WESTERN PROVINCE Begging! In all aspects one talks of begging and one being a beggar on the streets, what also seems to come up is that people simply don’t believe begging occurs outside of big, urban centres.

Thursday, October 25, 2007

WESTERN PROVINCE

Begging! In all aspects one talks of begging and one being a beggar on the streets, what also seems to come up is that people simply don’t believe begging occurs outside of big, urban centres.

As for the Kibuye people, even when some one has a lame leg, begging is seen as a very unrespectable act and the word beggar indeed can be used to explain quite various things that are "not so good.”

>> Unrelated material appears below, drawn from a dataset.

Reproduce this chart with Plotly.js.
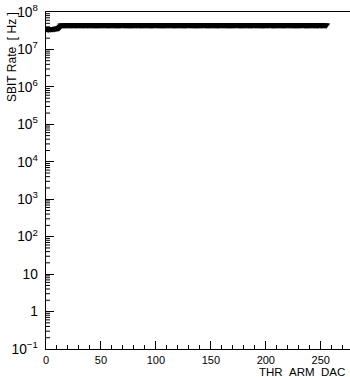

For Gaston Nsengiyumva, though, begging has become not just a need or ritual, but career practice.

"I wake up very early and after my wife gives me tea I jut set to Kobil Kibuye to start work,” Nsengiyumva explains. With his rod that goes ahead of him, one would not fail to understand that he is a blind old man. He’s been doing it for 60 years.

Even before when there was less development and the people weren’t rich enough in cash currency, Nsegiyumva would survive on begging.

"My begging saw me through many regimes with various presidents but I almost lacked nothing in my home,” says Gaston.

"When my first wife died in 1997, I used the money that I had saved out of begging to make for her a decent burial ceremony.”

His five children, though mature and with jobs, have never given him money because they consider him a worker like any of them, and on many occasions, bring in more money.

"All I bring for my father is a kilogram of sugar and a loaf of bread,” says Zachayo Uwimana.

"As for money he is richer than I am.”

As for the neightbours, it amazes them that every now and then Gaston goes back to the streets to beg yet he has more than he should expect.

"Seriously I wouldn’t go out there to beg when I have built such a house and having that kind of furniture in the house,” says neighbour Wizeye Habineza.

All the wealth, even from begging, comes only with hard work.
One friend, Joseph Ntagungira, recalls how the man has begged through some of the worst time in history.

"In 1994 as others were seeking refuge from the Genocide, Nsengiyumva was still determinedly begging! I was so surprised that I found him alive because I thought maybe a bullet would claim his life as he was begging on.”

But Gaston, 70, thinks it was God’s plan that he was born blind because he is richer than many with both eyes. In a major Pentecostal conference last year when pastors were determined to pray for Nsegiyumva to see for the first time, he simply told them he was fine that way.

"Maybe they could help me through giving me money but via ringing sight to me ‘wapi,’” he says, meaning ‘no.’

Yet any normal person who meets Gaston on the street would be wise to think he was in a sorry state, with dirty rags, uncombed hair and the rod that he uses to sense whether people are coming. wife brings him lunch at work.

"I prepare food for my husband so that he doesn’t leave work to come home for lunch,” says wife Faith Gasigwa. Not until late in the evening, when together they count what Gaston has earned during the day, can one see the happiness in both of their faces.

"For the past sixty years I have been a beggar and will be until I die,” he said.